┌──

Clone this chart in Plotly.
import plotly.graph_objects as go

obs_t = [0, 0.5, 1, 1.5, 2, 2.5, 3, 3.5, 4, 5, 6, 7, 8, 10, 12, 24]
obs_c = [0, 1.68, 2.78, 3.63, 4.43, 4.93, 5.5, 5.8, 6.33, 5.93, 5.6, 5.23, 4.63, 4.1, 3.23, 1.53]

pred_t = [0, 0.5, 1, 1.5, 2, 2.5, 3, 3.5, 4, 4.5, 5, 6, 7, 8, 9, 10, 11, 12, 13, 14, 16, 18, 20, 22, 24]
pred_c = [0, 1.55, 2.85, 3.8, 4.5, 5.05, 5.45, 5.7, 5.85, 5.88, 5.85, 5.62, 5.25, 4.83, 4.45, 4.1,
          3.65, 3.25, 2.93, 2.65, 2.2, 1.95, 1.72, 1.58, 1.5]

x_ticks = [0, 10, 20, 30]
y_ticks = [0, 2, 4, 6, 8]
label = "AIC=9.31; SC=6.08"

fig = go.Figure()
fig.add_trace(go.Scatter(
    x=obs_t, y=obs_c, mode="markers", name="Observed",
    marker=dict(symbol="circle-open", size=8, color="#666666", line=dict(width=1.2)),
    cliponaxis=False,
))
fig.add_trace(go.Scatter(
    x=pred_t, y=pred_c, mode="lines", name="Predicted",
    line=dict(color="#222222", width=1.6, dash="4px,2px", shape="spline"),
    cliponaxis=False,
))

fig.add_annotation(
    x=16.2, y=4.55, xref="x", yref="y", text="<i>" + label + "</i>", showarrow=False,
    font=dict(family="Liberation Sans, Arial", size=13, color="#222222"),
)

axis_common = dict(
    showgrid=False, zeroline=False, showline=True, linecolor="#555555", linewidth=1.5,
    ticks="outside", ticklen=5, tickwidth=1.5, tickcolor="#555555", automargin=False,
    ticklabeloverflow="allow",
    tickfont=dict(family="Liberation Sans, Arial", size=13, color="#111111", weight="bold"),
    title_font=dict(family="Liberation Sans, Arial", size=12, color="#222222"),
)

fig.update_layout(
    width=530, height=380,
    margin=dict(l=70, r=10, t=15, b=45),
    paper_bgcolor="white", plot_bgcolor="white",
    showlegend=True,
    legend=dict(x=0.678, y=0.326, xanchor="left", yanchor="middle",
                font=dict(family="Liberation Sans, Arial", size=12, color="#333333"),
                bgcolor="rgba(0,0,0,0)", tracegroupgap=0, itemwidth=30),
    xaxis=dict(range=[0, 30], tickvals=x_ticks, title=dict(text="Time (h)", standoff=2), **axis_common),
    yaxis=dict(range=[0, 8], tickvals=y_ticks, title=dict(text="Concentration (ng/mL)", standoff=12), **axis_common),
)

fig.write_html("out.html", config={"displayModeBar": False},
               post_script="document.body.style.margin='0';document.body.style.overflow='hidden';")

└──

» Stated task: Restate the listing exactly, starting at its first line and ending at the line where "4.1, 3.23, 1.53]" occurs; include both and no other lines.

» Finished task:
Clone this chart in Plotly.
import plotly.graph_objects as go

obs_t = [0, 0.5, 1, 1.5, 2, 2.5, 3, 3.5, 4, 5, 6, 7, 8, 10, 12, 24]
obs_c = [0, 1.68, 2.78, 3.63, 4.43, 4.93, 5.5, 5.8, 6.33, 5.93, 5.6, 5.23, 4.63, 4.1, 3.23, 1.53]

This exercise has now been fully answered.